Deutsche Bank Plans Headcount Reduction and Cost Cuts Amid Higher Expenses

Deutsche Bank AG (DBK) has announced plans to reduce management roles and cut headcount over the coming years following higher-than-expected costs in late 2022.

Key Findings:

* Expenses rose 14% year-over-year, outpacing gains in the investment bank's fixed-income trading division.
* CEO Christian Sewing aims to operate with a lower headcount and reduce management layers.
* Revenue from fixed-income and currency trading increased 26% in Q4, exceeding estimates.
* Corporate and private banking revenue declined due to falling interest rates and economic weakness.

Analysis:

Despite strong performance in some business units, Deutsche Bank faces cost challenges that have overshadowed revenue growth. The bank plans to reduce expenses to below 65% of income this year.

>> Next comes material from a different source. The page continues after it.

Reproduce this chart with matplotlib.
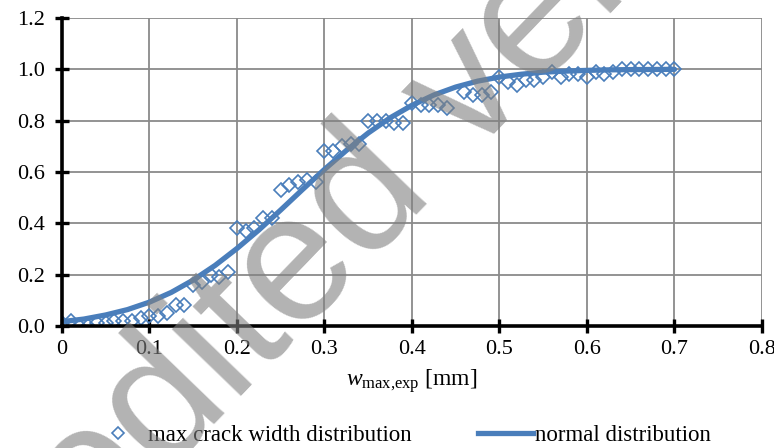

Analysts note that costs have offset revenue gains, resulting in underwhelming results. Additionally, provisions for souring loans have increased, indicating potential economic headwinds.

Outlook:

Deutsche Bank aims to improve efficiency and boost returns for investors. The bank expects provisions for bad loans to moderate in 2023. It has also announced plans for capital distributions, including dividends and share buybacks.

Industry Context:

Deutsche Bank's cost-cutting measures reflect a broader trend in the financial industry. Many banks are seeking to reduce expenses and improve profitability in a challenging economic environment.